## THE EXERCISE
Begin with the first line below and retype each line exactly through the line containing "tick_labels = ['DB\nWeek". Any pictures are to be left out.

## RECORDED INFORMATION
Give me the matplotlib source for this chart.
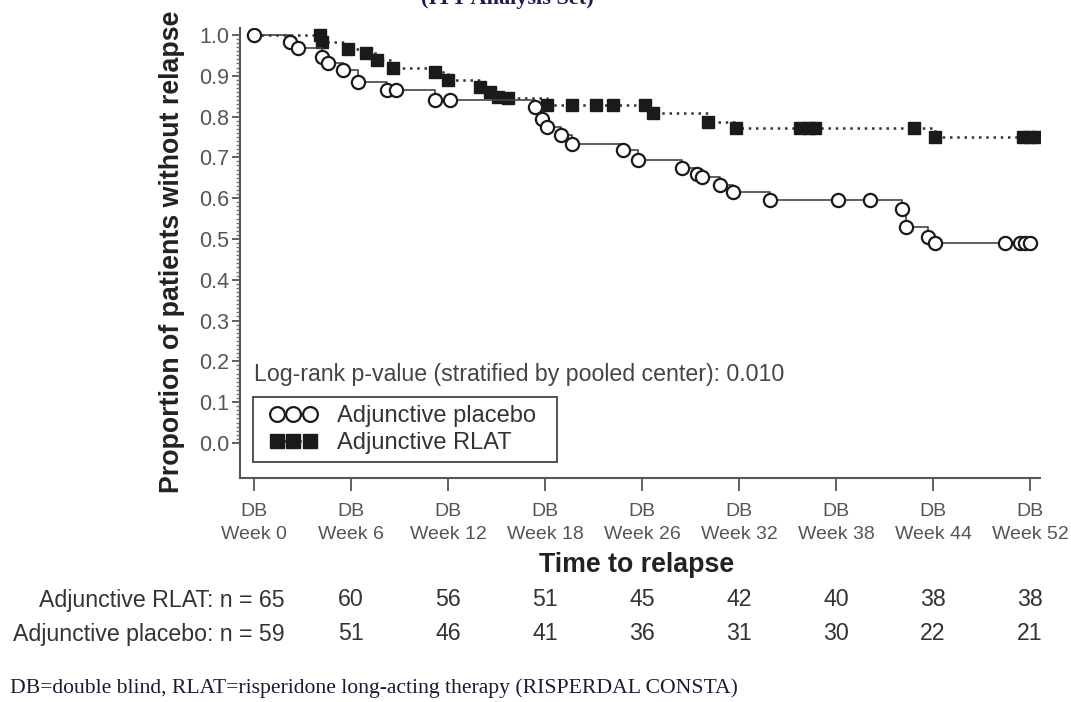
import matplotlib.pyplot as plt
import numpy as np
from matplotlib import transforms
from matplotlib.lines import Line2D
from matplotlib.patches import Rectangle
from matplotlib.legend_handler import HandlerLine2D
from matplotlib.ticker import FixedLocator

plt.rcParams['font.family'] = ['Liberation Sans', 'DejaVu Sans']

# visit weeks shown on the x axis (evenly spaced on the plot)
tick_weeks = [0, 6, 12, 18, 26, 32, 38, 44, 52]
tick_labels = ['DB\nWeek %d' % w for w in tick_weeks]

# Kaplan-Meier estimates, adjunctive placebo
placebo_weeks = [0, 2.2, 2.7, 4.2, 4.6, 5.5, 6.4, 8.2, 8.8, 11.2, 12.1,
                 17.4, 17.8, 18.2, 19.3, 20.2, 24.4, 25.7, 28.5, 29.4, 29.7,
                 30.8, 31.6, 33.9, 38.1, 40.1, 42.1, 42.3, 43.7, 44.2,
                 49.9, 51.2, 51.6, 52.0]
placebo_surv = [1.0, 0.983, 0.968, 0.946, 0.931, 0.914, 0.884, 0.865, 0.865,
                0.841, 0.841, 0.824, 0.794, 0.775, 0.755, 0.733, 0.718, 0.694,
                0.674, 0.660, 0.652, 0.632, 0.615, 0.596, 0.596, 0.596, 0.574,
                0.529, 0.505, 0.490, 0.490, 0.490, 0.490, 0.490]

# Kaplan-Meier estimates, adjunctive RLAT
rlat_weeks = [0, 4.1, 4.2, 5.8, 6.9, 7.6, 8.6, 11.2, 12.0, 14.0, 14.6, 15.1,
              15.7, 18.2, 20.2, 22.2, 23.6, 26.2, 26.7, 30.1, 31.8, 35.8,
              36.3, 36.7, 42.8, 44.2, 51.4, 52.0, 52.6]
rlat_surv = [1.0, 1.0, 0.983, 0.966, 0.956, 0.939, 0.919, 0.909, 0.890, 0.873,
             0.860, 0.848, 0.846, 0.828, 0.828, 0.828, 0.828, 0.828, 0.809,
             0.787, 0.772, 0.772, 0.772, 0.772, 0.772, 0.750, 0.750, 0.750,
             0.750]

# numbers at risk at each visit
rlat_at_risk = [65, 60, 56, 51, 45, 42, 40, 38, 38]
placebo_at_risk = [59, 51, 46, 41, 36, 31, 30, 22, 21]

# piecewise mapping so the visits sit at equal spacing
knot_w = [-6] + tick_weeks + [60]
knot_p = list(range(-1, len(tick_weeks) + 1))


def fwd(w):
    return np.interp(w, knot_w, knot_p)


def inv(p):
    return np.interp(p, knot_p, knot_w)


W, H = 1071, 702
fig = plt.figure(figsize=(W / 100, H / 100), dpi=100)
ax = fig.add_axes([240 / W, 1 - 478 / H, 800 / W, 450 / H])
ax.set_xscale('function', functions=(fwd, inv))

dots = (0, (1, 1.9))
ax.plot(rlat_weeks, rlat_surv, drawstyle='steps-post', color='#333333',
        lw=1.8, linestyle=dots, marker='s', ms=9, mfc='#1a1a1a',
        mec='#1a1a1a', markevery=range(1, len(rlat_weeks)), zorder=3)
ax.plot(placebo_weeks, placebo_surv, drawstyle='steps-post', color='#444444',
        lw=1.2, marker='o', ms=9.5, mfc='white', mec='#1a1a1a', mew=1.6,
        zorder=4)

ax.set_xlim(-0.87, 52.82)
ax.set_ylim(-0.086, 1.017)

for side in ['top', 'right']:
    ax.spines[side].set_visible(False)
for side in ['left', 'bottom']:
    ax.spines[side].set_color('#555555')
    ax.spines[side].set_linewidth(1.5)

ax.set_xticks(tick_weeks)
ax.set_xticklabels(tick_labels, linespacing=1.45)
ax.set_yticks(np.round(np.arange(0, 1.01, 0.1), 1))
ax.set_yticklabels(['%.1f' % v for v in np.arange(0, 1.01, 0.1)])
ax.yaxis.set_minor_locator(FixedLocator(np.arange(0, 1.0001, 0.01)))
ax.xaxis.set_minor_locator(FixedLocator([]))
ax.tick_params(axis='x', which='major', length=9, width=1.3, color='#555555',
               pad=9, labelsize=14, labelcolor='#555555')
ax.tick_params(axis='y', which='major', length=6, width=1.3, color='#555555',
               pad=2, labelsize=15.5, labelcolor='#555555')
ax.tick_params(axis='y', which='minor', length=3, width=1.0, color='#777777')

fig.text(172 / W, 1 - 252 / H, 'Proportion of patients without relapse',
         rotation=90, ha='center', va='center', fontsize=19.3,
         fontweight='bold', color='#222222')
fig.text(637 / W, 1 - 565 / H, 'Time to relapse', ha='center', va='center',
         fontsize=19.3, fontweight='bold', color='#222222')

fig.text(254 / W, 1 - 375 / H,
         'Log-rank p-value (stratified by pooled center): 0.010',
         ha='left', va='center', fontsize=16.7, color='#444444')

# legend: frame drawn separately so its padding can be set per side
fig.patches.append(Rectangle((253 / W, 1 - 462 / H), 304 / W, 65 / H,
                             transform=fig.transFigure, fill=False,
                             edgecolor='#444444', lw=1.3))
handles = [
    Line2D([], [], color='#444444', lw=1.2, marker='o', ms=9.5, mfc='white',
           mec='#1a1a1a', mew=1.6),
    Line2D([], [], color='#333333', lw=1.8, linestyle=dots,
           marker='s', ms=9, mfc='#1a1a1a', mec='#1a1a1a'),
]
leg = ax.legend(handles, ['Adjunctive placebo', 'Adjunctive RLAT'],
                loc='upper left', bbox_to_anchor=(258 / W, 1 - 403 / H),
                bbox_transform=fig.transFigure, borderaxespad=0,
                numpoints=3, markerscale=1.12, handlelength=2.8,
                handletextpad=0.45, borderpad=0.1, labelspacing=0.2,
                fontsize=17, frameon=False,
                handler_map={Line2D: HandlerLine2D(marker_pad=0.7)})
for t in leg.get_texts():
    t.set_color('#333333')

# numbers at risk below the axis
row = transforms.blended_transform_factory(ax.transData, fig.transFigure)
for label, counts, ypx in [('Adjunctive RLAT', rlat_at_risk, 600),
                           ('Adjunctive placebo', placebo_at_risk, 634)]:
    y = 1 - ypx / H
    fig.text(285 / W, y, '%s: n = %d' % (label, counts[0]), ha='right',
             va='center', fontsize=16.7, color='#333333')
    for wk, n in zip(tick_weeks[1:], counts[1:]):
        ax.text(wk, y, str(n), transform=row, ha='center', va='center',
                fontsize=16.7, color='#333333')

fig.text(10 / W, 1 - 688 / H,
         'DB=double blind, RLAT=risperidone long-acting therapy '
         '(RISPERDAL CONSTA)', ha='left', va='center', fontsize=15.6,
         family='Liberation Serif', color='#1a1a33')
fig.text(507 / W, 1 - 4 / H, '(ITT Analysis Set)', ha='center',
         va='baseline', fontsize=16, family='Liberation Serif',
         fontweight='bold', color='#1c1c55')

fig.savefig('out.png', dpi=100)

## OUTPUT BELOW
Give me the matplotlib source for this chart.
import matplotlib.pyplot as plt
import numpy as np
from matplotlib import transforms
from matplotlib.lines import Line2D
from matplotlib.patches import Rectangle
from matplotlib.legend_handler import HandlerLine2D
from matplotlib.ticker import FixedLocator

plt.rcParams['font.family'] = ['Liberation Sans', 'DejaVu Sans']

# visit weeks shown on the x axis (evenly spaced on the plot)
tick_weeks = [0, 6, 12, 18, 26, 32, 38, 44, 52]
tick_labels = ['DB\nWeek %d' % w for w in tick_weeks]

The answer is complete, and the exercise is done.